By March 6, 1957 the Gold Coast achieved independence from Great Britain. This came about due to a number of factors, not limited to decades of fermenting nationalism among native Gold Coast citizens and their fellow colonial subjects abroad (ex. fight for Indian independence), actions of protest, and the evidence of British weakness following World War II (Suez Crisis).
In the first Legislative Assembly elections prior to independence, Kwame Nkrumah's Convention People's Party won a resounding majority giving them the leverage to shape the policies and make up of the new nation.
Nkrumah had been a key figure in the fight for independence and emerged as a leader after being incarcerated for advocating a strike in his publication, the Evening News. As the leader of the CPP, Nkrumah was named the prime minister. Nkrumah faced much opposition from rival parties. In the landscape of the newly independent, ethnically diverse nation Nkrumah became increasingly paranoid--justifications of this paranoia are widely debated to this day in Ghana. Ghana's independence also arrived with the winds of the Cold War in which the ideologies and strength of the United States and the Soviet Union were working to increase their influence and occupy the post World War II power vacuum left by decimated Western European nations.
Protests from within the country fomented soon after independence, principally in Ashanti Region where many of the chiefs did not support Nkrumah.

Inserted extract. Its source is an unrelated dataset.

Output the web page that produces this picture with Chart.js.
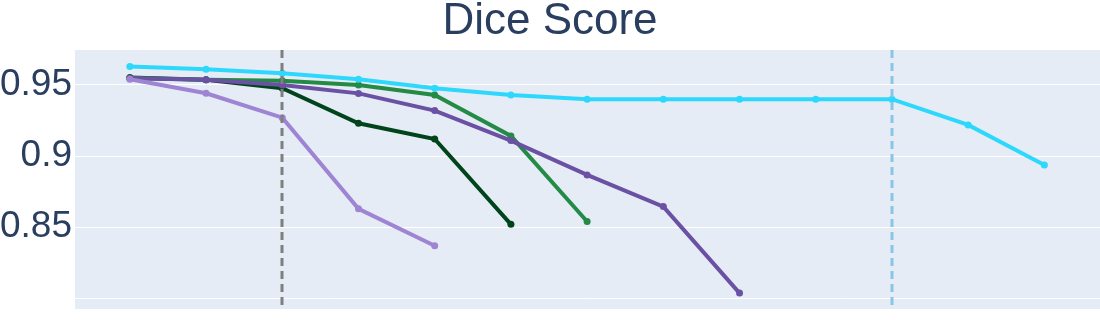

Nkrumah had many of these chiefs de-stooled. In 1958 Nkrumah was certain that a foreign backed assassination plot had been planned against him after an MP was charged with smuggling weapons into the country for a planned infiltration of the Ghanaian Army. Nkrumah determined that a heavier hand was necessary to rule and enforced the Preventive Detention Act. This decree allowed the prime minister to incarcerate individuals for up to five years (later extended to ten in 1959 and indefinitely in 1962) without charge or trial. Only Nkrumah had the power to exonerate or release these individuals. Opponents saw this act as a blatant restriction of individual freedom and a violation of human rights.
Preventive detention became a key strategy of the CPP's in silencing their opponents. A former Nkrumah ally, Dr. JB Danquah, was incarcerated and died in prison in 1965. Opposition party leader Dr. Kofi Abrefa Busia escaped to England and lived in exile for nearly a decade prior to the ratification of the act as he anticipated being incarcerated. Many opposition leaders simply joined the CPP to avoid political persecution under the Nkrumah administration.
While there is debate surrounding the efficacy of Nkrumah's policies in developing Ghana as a nascent country, the majority of scholars agree that the Preventive Detention Act did more to hurt Nkrumah's reputation that to help him. It was a large factor leading to the devolution of Ghana to a one-party state.